Task details: In this exercise, return the whole listing exactly, excluding any images.
"""
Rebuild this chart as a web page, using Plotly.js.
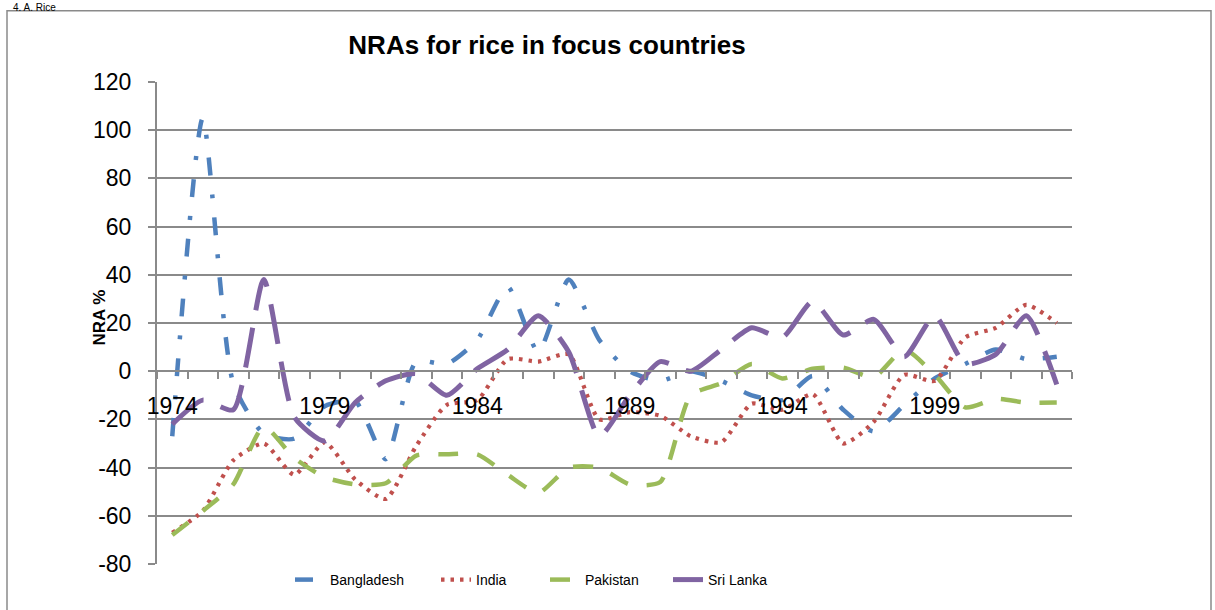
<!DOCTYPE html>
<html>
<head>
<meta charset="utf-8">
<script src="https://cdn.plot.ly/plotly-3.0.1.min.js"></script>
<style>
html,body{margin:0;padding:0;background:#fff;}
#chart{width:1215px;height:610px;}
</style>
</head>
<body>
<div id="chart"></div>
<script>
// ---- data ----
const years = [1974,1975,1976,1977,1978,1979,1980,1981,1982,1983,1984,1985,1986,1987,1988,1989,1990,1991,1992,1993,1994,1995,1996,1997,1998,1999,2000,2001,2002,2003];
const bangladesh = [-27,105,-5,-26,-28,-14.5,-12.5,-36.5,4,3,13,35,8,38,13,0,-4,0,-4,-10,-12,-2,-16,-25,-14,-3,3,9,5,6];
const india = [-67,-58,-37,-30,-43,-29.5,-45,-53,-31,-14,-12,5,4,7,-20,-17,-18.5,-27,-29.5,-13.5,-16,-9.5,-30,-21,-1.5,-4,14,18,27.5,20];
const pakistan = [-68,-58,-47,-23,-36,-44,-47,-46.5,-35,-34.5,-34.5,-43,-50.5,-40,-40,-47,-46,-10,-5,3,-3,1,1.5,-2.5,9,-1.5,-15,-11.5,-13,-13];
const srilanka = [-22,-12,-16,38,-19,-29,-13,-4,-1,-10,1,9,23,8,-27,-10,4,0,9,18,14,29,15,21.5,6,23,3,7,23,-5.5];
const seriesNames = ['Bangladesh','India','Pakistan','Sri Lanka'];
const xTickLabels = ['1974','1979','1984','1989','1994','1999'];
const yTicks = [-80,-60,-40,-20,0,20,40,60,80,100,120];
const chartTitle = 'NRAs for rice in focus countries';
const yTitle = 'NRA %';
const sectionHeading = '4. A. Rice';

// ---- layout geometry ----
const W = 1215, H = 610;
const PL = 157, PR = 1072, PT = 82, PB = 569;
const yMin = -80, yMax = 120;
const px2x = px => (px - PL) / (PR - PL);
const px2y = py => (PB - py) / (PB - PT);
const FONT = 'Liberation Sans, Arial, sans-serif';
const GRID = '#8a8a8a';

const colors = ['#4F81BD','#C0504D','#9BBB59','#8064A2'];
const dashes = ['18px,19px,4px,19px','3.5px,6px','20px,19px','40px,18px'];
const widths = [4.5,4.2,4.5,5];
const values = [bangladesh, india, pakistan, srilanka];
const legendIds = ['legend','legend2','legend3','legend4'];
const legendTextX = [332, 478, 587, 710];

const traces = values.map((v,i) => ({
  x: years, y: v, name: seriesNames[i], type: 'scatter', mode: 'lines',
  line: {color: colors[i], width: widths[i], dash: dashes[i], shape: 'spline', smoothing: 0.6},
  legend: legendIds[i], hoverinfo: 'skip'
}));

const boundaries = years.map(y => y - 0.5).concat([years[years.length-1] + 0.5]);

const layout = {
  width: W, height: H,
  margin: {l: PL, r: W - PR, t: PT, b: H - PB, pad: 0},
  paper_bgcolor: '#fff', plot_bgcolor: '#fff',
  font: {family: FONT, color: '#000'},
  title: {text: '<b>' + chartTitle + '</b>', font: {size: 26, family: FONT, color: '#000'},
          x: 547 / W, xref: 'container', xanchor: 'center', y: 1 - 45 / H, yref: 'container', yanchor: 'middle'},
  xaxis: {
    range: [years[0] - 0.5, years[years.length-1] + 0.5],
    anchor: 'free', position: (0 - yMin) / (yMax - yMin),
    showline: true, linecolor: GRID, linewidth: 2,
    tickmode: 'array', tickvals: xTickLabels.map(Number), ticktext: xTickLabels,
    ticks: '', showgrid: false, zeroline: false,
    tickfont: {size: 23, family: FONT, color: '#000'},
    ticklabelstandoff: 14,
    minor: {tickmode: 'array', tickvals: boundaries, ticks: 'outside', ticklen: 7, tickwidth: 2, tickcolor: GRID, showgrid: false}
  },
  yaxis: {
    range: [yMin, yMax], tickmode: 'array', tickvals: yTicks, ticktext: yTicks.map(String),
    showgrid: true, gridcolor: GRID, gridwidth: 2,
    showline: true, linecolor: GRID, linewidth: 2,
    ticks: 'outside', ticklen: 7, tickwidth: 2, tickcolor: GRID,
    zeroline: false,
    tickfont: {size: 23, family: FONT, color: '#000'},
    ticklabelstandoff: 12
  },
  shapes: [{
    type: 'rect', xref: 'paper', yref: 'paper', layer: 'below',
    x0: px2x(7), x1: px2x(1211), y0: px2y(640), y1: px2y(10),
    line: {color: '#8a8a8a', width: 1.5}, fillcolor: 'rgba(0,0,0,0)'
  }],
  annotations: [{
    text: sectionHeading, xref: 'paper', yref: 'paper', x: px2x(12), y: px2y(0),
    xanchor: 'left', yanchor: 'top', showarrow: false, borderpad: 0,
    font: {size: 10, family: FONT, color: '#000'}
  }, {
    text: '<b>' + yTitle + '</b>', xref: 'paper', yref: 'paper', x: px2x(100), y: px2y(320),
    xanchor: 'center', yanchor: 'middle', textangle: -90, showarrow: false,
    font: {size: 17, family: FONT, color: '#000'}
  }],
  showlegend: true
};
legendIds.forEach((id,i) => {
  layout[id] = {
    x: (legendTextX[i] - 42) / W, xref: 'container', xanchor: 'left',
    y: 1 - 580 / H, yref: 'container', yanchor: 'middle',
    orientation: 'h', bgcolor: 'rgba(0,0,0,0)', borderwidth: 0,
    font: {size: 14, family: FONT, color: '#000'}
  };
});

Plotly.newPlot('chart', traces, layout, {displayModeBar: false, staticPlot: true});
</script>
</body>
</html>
"""
Problem solution:
Rebuild this chart as a web page, using Plotly.js.
<!DOCTYPE html>
<html>
<head>
<meta charset="utf-8">
<script src="https://cdn.plot.ly/plotly-3.0.1.min.js"></script>
<style>
html,body{margin:0;padding:0;background:#fff;}
#chart{width:1215px;height:610px;}
</style>
</head>
<body>
<div id="chart"></div>
<script>
// ---- data ----
const years = [1974,1975,1976,1977,1978,1979,1980,1981,1982,1983,1984,1985,1986,1987,1988,1989,1990,1991,1992,1993,1994,1995,1996,1997,1998,1999,2000,2001,2002,2003];
const bangladesh = [-27,105,-5,-26,-28,-14.5,-12.5,-36.5,4,3,13,35,8,38,13,0,-4,0,-4,-10,-12,-2,-16,-25,-14,-3,3,9,5,6];
const india = [-67,-58,-37,-30,-43,-29.5,-45,-53,-31,-14,-12,5,4,7,-20,-17,-18.5,-27,-29.5,-13.5,-16,-9.5,-30,-21,-1.5,-4,14,18,27.5,20];
const pakistan = [-68,-58,-47,-23,-36,-44,-47,-46.5,-35,-34.5,-34.5,-43,-50.5,-40,-40,-47,-46,-10,-5,3,-3,1,1.5,-2.5,9,-1.5,-15,-11.5,-13,-13];
const srilanka = [-22,-12,-16,38,-19,-29,-13,-4,-1,-10,1,9,23,8,-27,-10,4,0,9,18,14,29,15,21.5,6,23,3,7,23,-5.5];
const seriesNames = ['Bangladesh','India','Pakistan','Sri Lanka'];
const xTickLabels = ['1974','1979','1984','1989','1994','1999'];
const yTicks = [-80,-60,-40,-20,0,20,40,60,80,100,120];
const chartTitle = 'NRAs for rice in focus countries';
const yTitle = 'NRA %';
const sectionHeading = '4. A. Rice';

// ---- layout geometry ----
const W = 1215, H = 610;
const PL = 157, PR = 1072, PT = 82, PB = 569;
const yMin = -80, yMax = 120;
const px2x = px => (px - PL) / (PR - PL);
const px2y = py => (PB - py) / (PB - PT);
const FONT = 'Liberation Sans, Arial, sans-serif';
const GRID = '#8a8a8a';

const colors = ['#4F81BD','#C0504D','#9BBB59','#8064A2'];
const dashes = ['18px,19px,4px,19px','3.5px,6px','20px,19px','40px,18px'];
const widths = [4.5,4.2,4.5,5];
const values = [bangladesh, india, pakistan, srilanka];
const legendIds = ['legend','legend2','legend3','legend4'];
const legendTextX = [332, 478, 587, 710];

const traces = values.map((v,i) => ({
  x: years, y: v, name: seriesNames[i], type: 'scatter', mode: 'lines',
  line: {color: colors[i], width: widths[i], dash: dashes[i], shape: 'spline', smoothing: 0.6},
  legend: legendIds[i], hoverinfo: 'skip'
}));

const boundaries = years.map(y => y - 0.5).concat([years[years.length-1] + 0.5]);

const layout = {
  width: W, height: H,
  margin: {l: PL, r: W - PR, t: PT, b: H - PB, pad: 0},
  paper_bgcolor: '#fff', plot_bgcolor: '#fff',
  font: {family: FONT, color: '#000'},
  title: {text: '<b>' + chartTitle + '</b>', font: {size: 26, family: FONT, color: '#000'},
          x: 547 / W, xref: 'container', xanchor: 'center', y: 1 - 45 / H, yref: 'container', yanchor: 'middle'},
  xaxis: {
    range: [years[0] - 0.5, years[years.length-1] + 0.5],
    anchor: 'free', position: (0 - yMin) / (yMax - yMin),
    showline: true, linecolor: GRID, linewidth: 2,
    tickmode: 'array', tickvals: xTickLabels.map(Number), ticktext: xTickLabels,
    ticks: '', showgrid: false, zeroline: false,
    tickfont: {size: 23, family: FONT, color: '#000'},
    ticklabelstandoff: 14,
    minor: {tickmode: 'array', tickvals: boundaries, ticks: 'outside', ticklen: 7, tickwidth: 2, tickcolor: GRID, showgrid: false}
  },
  yaxis: {
    range: [yMin, yMax], tickmode: 'array', tickvals: yTicks, ticktext: yTicks.map(String),
    showgrid: true, gridcolor: GRID, gridwidth: 2,
    showline: true, linecolor: GRID, linewidth: 2,
    ticks: 'outside', ticklen: 7, tickwidth: 2, tickcolor: GRID,
    zeroline: false,
    tickfont: {size: 23, family: FONT, color: '#000'},
    ticklabelstandoff: 12
  },
  shapes: [{
    type: 'rect', xref: 'paper', yref: 'paper', layer: 'below',
    x0: px2x(7), x1: px2x(1211), y0: px2y(640), y1: px2y(10),
    line: {color: '#8a8a8a', width: 1.5}, fillcolor: 'rgba(0,0,0,0)'
  }],
  annotations: [{
    text: sectionHeading, xref: 'paper', yref: 'paper', x: px2x(12), y: px2y(0),
    xanchor: 'left', yanchor: 'top', showarrow: false, borderpad: 0,
    font: {size: 10, family: FONT, color: '#000'}
  }, {
    text: '<b>' + yTitle + '</b>', xref: 'paper', yref: 'paper', x: px2x(100), y: px2y(320),
    xanchor: 'center', yanchor: 'middle', textangle: -90, showarrow: false,
    font: {size: 17, family: FONT, color: '#000'}
  }],
  showlegend: true
};
legendIds.forEach((id,i) => {
  layout[id] = {
    x: (legendTextX[i] - 42) / W, xref: 'container', xanchor: 'left',
    y: 1 - 580 / H, yref: 'container', yanchor: 'middle',
    orientation: 'h', bgcolor: 'rgba(0,0,0,0)', borderwidth: 0,
    font: {size: 14, family: FONT, color: '#000'}
  };
});

Plotly.newPlot('chart', traces, layout, {displayModeBar: false, staticPlot: true});
</script>
</body>
</html>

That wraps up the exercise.